Doch die in drei Jahren Widerstand erzeugten Risse in dieser Wand sind 2012 kräftig vertieft worden. Bereits im Februar dieses Jahres war die ursprünglich komfortable Regierungsmehrheit des eingesetzten Premiers Lukas Papadimos bei einer Abstimmung durch über 40 Abweichler an ihre Grenze gebracht worden. Aus den daraufhin ausgerufenen Neuwahlen ging erst im zweiten Anlauf eine Dreiparteienkoalition aus Nea Dimokratia, PASOK und sozialdemokratischer DIMAR hervor. Gleichzeitig gelang der Linksallianz SYRIZA ein kometenhafter Aufstieg zur stärksten Oppositionspartei, aktuelle Umfragen sehen in ihr die Gewinnerin zukünftiger Wahlen. Diese könnten in nicht allzu ferner Zukunft anstehen, da auch die ursprünglich 179 Sitze der neuen Regierungskoalition bereits auf wenig mehr als die Hälfte der 300 Sitze im Parlament zusammengeschrumpft sind.

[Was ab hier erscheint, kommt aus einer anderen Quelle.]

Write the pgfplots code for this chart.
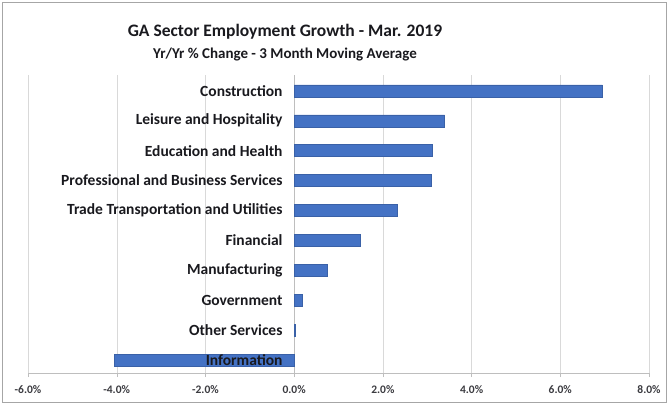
\documentclass[border=0pt]{standalone}
\usepackage{pgfplots}
\pgfplotsset{compat=1.18}
\usepackage{fontspec}
\setmainfont{Carlito}
\definecolor{barblue}{RGB}{68,114,196}
\definecolor{gridgray}{RGB}{217,217,217}
\definecolor{txt}{RGB}{25,25,30}
\pgfplotsset{
  common/.style={
    at={(28bp,31bp)}, anchor=south west, scale only axis, width=621bp, height=298bp,
    xmin=-6, xmax=8, ymin=-0.43, ymax=9.53,
  },
}
\begin{document}
\begin{tikzpicture}
\path[use as bounding box] (0,0) rectangle (668bp,404bp);
\draw[gray!70, line width=0.8bp] (2bp,2bp) rectangle (666bp,402bp);
\node[font=\bfseries\fontsize{17.5bp}{20bp}\selectfont, text=txt] at (285bp,372bp) {GA Sector Employment Growth - Mar. 2019};
\node[font=\bfseries\fontsize{15bp}{17bp}\selectfont, text=txt] at (285bp,349bp) {Yr/Yr \% Change - 3 Month Moving Average};
\begin{axis}[
  common,
  xbar, bar width=12bp,
  axis x line=bottom, axis y line=middle,
  axis line style={-, draw=gridgray!70!gray},
  hide obscured x ticks=false, hide obscured y ticks=false,
  xtick={-6,-4,...,8}, xmajorgrids, grid style={gridgray},
  /pgf/number format/.cd, fixed, fixed zerofill, precision=1, assume math mode=true, /pgfplots/.cd,
  xticklabel={\pgfmathprintnumber{\tick}\%},
  xticklabel style={font=\bfseries\fontsize{11.5bp}{13bp}\selectfont, text=txt!85, yshift=-5bp},
  x tick style={draw=gridgray!70!gray}, tick align=outside,
  major tick length=4bp,
  ytick={0,...,9}, yticklabels={},
  y tick style={draw=none},
]
\addplot[fill=barblue, draw=barblue!85!black, line width=0.4bp] coordinates {(-4.05,0) (0.03,1) (0.19,2) (0.74,3) (1.48,4) (2.32,5) (3.10,6) (3.11,7) (3.39,8) (6.95,9)};
\end{axis}
\begin{axis}[
  common,
  axis x line=none, axis y line=middle,
  axis line style={draw=none},
  hide obscured y ticks=false,
  ytick={0,...,9},
  yticklabels={Information,Other Services,Government,Manufacturing,Financial,Trade Transportation and Utilities,Professional and Business Services,Education and Health,Leisure and Hospitality,Construction},
  yticklabel style={font=\bfseries\fontsize{15.5bp}{17bp}\selectfont, text=txt, xshift=-6bp},
  y tick style={draw=none},
]
\end{axis}
\end{tikzpicture}
\end{document}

Die Zukunft sieht dennoch nicht rosig aus. Für eine Alleinregierung werden die Kräfte von SYRIZA nicht reichen. Die von ihr favorisierte Koalitionspartnerin, die Kommunistische Partei Griechenlands (KKE), lehnt jede Zusammenarbeit mit der von ihr als sozialdemokratische Systemverwalterin bezeichneten Linksallianz ab. Die bürgerlichen Parteien dagegen könnten angesichts der Drohung eines wie auch immer gearteten Versuchs einer griechischen Variante des »Sozialismus des 21. Jahrhunderts« eventuell sogar eine Koalition mit der faschistischen »Goldenen Morgendämmerung« ins Auge fassen. Diese war bei den Wahlen im Sommer erstmalig mit fast sieben Prozent und 18 Abgeordneten ins Parlament eingezogen und lag in den jüngsten Umfragen bereits im zweistelligen Prozentbereich.